Whatever my kids don’t spend, I will purchase for the next generation. My unborn grandkids will benefit from 40+ years of tax-free compounding. I play a long game.
No guarantees of unearned capital to adult family members.
There has been a multi-million dollar cost to the family of the time I spent with them.5 That’s OK. Our family values say everyone pays their own way to live the way they want to live.
Resource: The full series on Kids & Money goes deeper.
Big Picture: Discuss this before your first kid (or grandkid) arrives.6
My Choice: When my kids were babies and preschoolers (2008-2012), I invested heavily in their 529 College Accounts. Then, I did nothing and compounding did the rest.
How Much Are You Exposed To Tax Policy?
Nick writes about the higher wealth levels being the most sensitive to taxation. I’m not so sure about that. Here’s a calculation I want you to do.
I want you to estimate all the taxes you pay.
Divide that number by your net worth.
You will get a figure expressing annual taxes paid as a percentage of net worth.
The game is making the percentage as small as possible. The smaller the number, the less impact tax policy has on your life.
++
Poor monetary policy results in inflation, which is a form of taxation on the entire population. Inflation is most painful for the lower levels of the Wealth Ladder, who don’t own assets.
If you owned assets across the Biden administration then you saw a balance sheet bump ahead of the price-of-everything going up.
We didn’t mind the initial capital appreciation bump, we were happy asset values were rising rapidly due to extremely loose monetary policy.
Then the price inflation came.
Grocery inflation is not an issue when the price of groceries is under your give-a-hoot threshold. It’s also not an issue when all you need to do is eliminate one vacation from the family budget. At the upper levels of the ladder, inflation is an inconvenience. For people at the lower levels of the ladder, it is extremely painful.
Many intelligent people are unable to follow what I explained => responsible monetary & fiscal policy most benefits:
The bottom of the Wealth Ladder, and
The most productive people working their way up the ladder.
Resource: More in my article Better Thinking About Taxes.
$5,000 payment for 50 years at an assumed cost of capital of 10%.
The trust’s definition of spouse and kids is general, there are no named beneficiaries.
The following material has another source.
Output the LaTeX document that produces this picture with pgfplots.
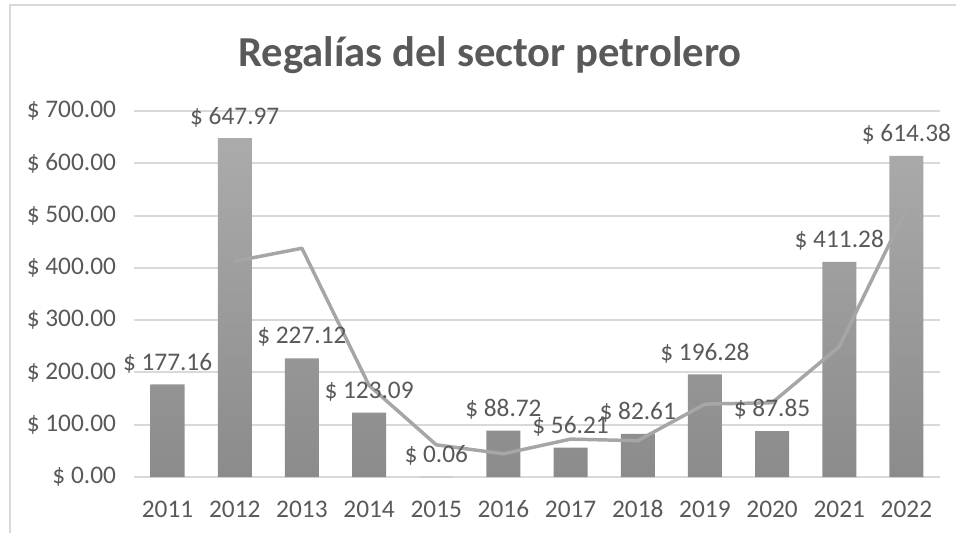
\documentclass[border=0pt]{standalone}
\usepackage{pgfplots}
\pgfplotsset{compat=1.18}
\usepackage{fontspec}
\setmainfont{Carlito}
\definecolor{txtc}{HTML}{595959}
\definecolor{gridc}{HTML}{D9D9D9}
\definecolor{bartop}{HTML}{ABABAB}
\definecolor{barbot}{HTML}{8B8B8B}
\definecolor{trendc}{HTML}{A6A6A6}
\pgfplotstableread{
x y
0 177.16
1 647.97
2 227.12
3 123.09
4 0.06
5 88.72
6 56.21
7 82.61
8 196.28
9 87.85
10 411.28
11 614.38
}\regalias
\begin{document}
\begin{tikzpicture}[x=0.75pt,y=0.75pt]
% bounding box: pixel (0,0)-(956,533), axis origin at pixel (134,477)
\useasboundingbox (-134,-56) rectangle (822,477);
\draw[gridc, line width=1.5] (-124,-56) -- (-124,472) -- (822,472);
\begin{axis}[
  at={(0,0)}, anchor=south west,
  scale only axis,
  width=604.5pt, height=274.5pt,
  xmin=-0.5, xmax=11.5,
  ymin=0, ymax=700,
  ytick={0,100,...,700},
  xtick={0,...,11},
  xticklabels={2011,2012,2013,2014,2015,2016,2017,2018,2019,2020,2021,2022},
  xmajorgrids=false,
  ymajorgrids=true,
  major grid style={draw=gridc, line width=1.5pt},
  major tick length=0pt,
  tick label style={font=\fontsize{19}{21}\selectfont, text=txtc},
  /pgf/number format/assume math mode=true,
  yticklabel={\$ \pgfmathprintnumber[fixed,fixed zerofill,precision=2]{\tick}},
  yticklabel style={xshift=-10pt},
  xticklabel style={anchor=base, yshift=-30pt},
  axis x line*=bottom, axis y line*=left,
  x axis line style={draw=none}, y axis line style={draw=none},
  clip=false,
]
\addplot[ybar, bar width=25.5pt, bar shift=0pt, draw=none, top color=bartop, bottom color=barbot]
  table[x=x,y=y] {\regalias};
\addplot[trendc, line width=2.6pt, line join=round, mark=none]
  coordinates {(1,412.565) (2,437.545) (3,175.105) (4,61.575) (5,44.39) (6,72.465) (7,69.41) (8,139.445) (9,142.065) (10,249.565) (11,512.83)};
\addplot[draw=none, mark=none,
  nodes near coords={\$ \pgfmathprintnumber[fixed,fixed zerofill,precision=2]{\pgfplotspointmeta}},
  every node near coord/.append style={font=\fontsize{19}{21}\selectfont, text=txtc, anchor=center, yshift=16pt}]
  table[x=x,y=y] {\regalias};
\end{axis}
\node[font=\bfseries\fontsize{32}{36}\selectfont, text=txtc] at (356,422) {Regalías del sector petrolero};
\end{tikzpicture}
\end{document}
I prefer trusts that are fully discretionary, with no fixed distribution rights. Additionally, learn about, define and choose the Trust Protector role with care.
Everything in this article can be overseen by a corporate trustee. If you go that route then choose the President & Directors of the corporation with care. My day job is acting as the President & Fiduciary of a Private Trust Company.
If you are in the US then there is an Estate Tax angle you should have explained to you. In the meeting, have the experts explain an intentionally defective grantor trust.
As a young man, when I divorced, I re-purchased everything I wanted to keep from the matrimonial residence. As I’d previously bought the contents, most people would find this offensive. I focused solely on my desired outcome.
It’s the same thing with family capital. Yes, the capital in the college funds is there because of me. But my desired outcome is to conserve family capital and have the kids learn about return on (educational) investment.
The family paid more than a monetary cost. My nervous system is shot (but improving rapidly) from all the time I spend with preschoolers and toddlers. It was the right thing to do. No regrets.
Level 4+ families have the ability to provide social safety nets within their family systems. For example, the amount I pay in healthcare costs (for five of the healthiest people in America) is more than $2,000 per month, and set for a big rise in 2026.
Healthcare is an example of the impact of high regulation, low competition and subsidized demand. The system created by the Obama Administration has cost healthy, self-employed families billions in lost capital appreciation. Undoubtedly, there are winners on the other side of the ledger. Just like inflation, most people are oblivious to the wealth transfer out of their family due to our decisions on healthcare policy.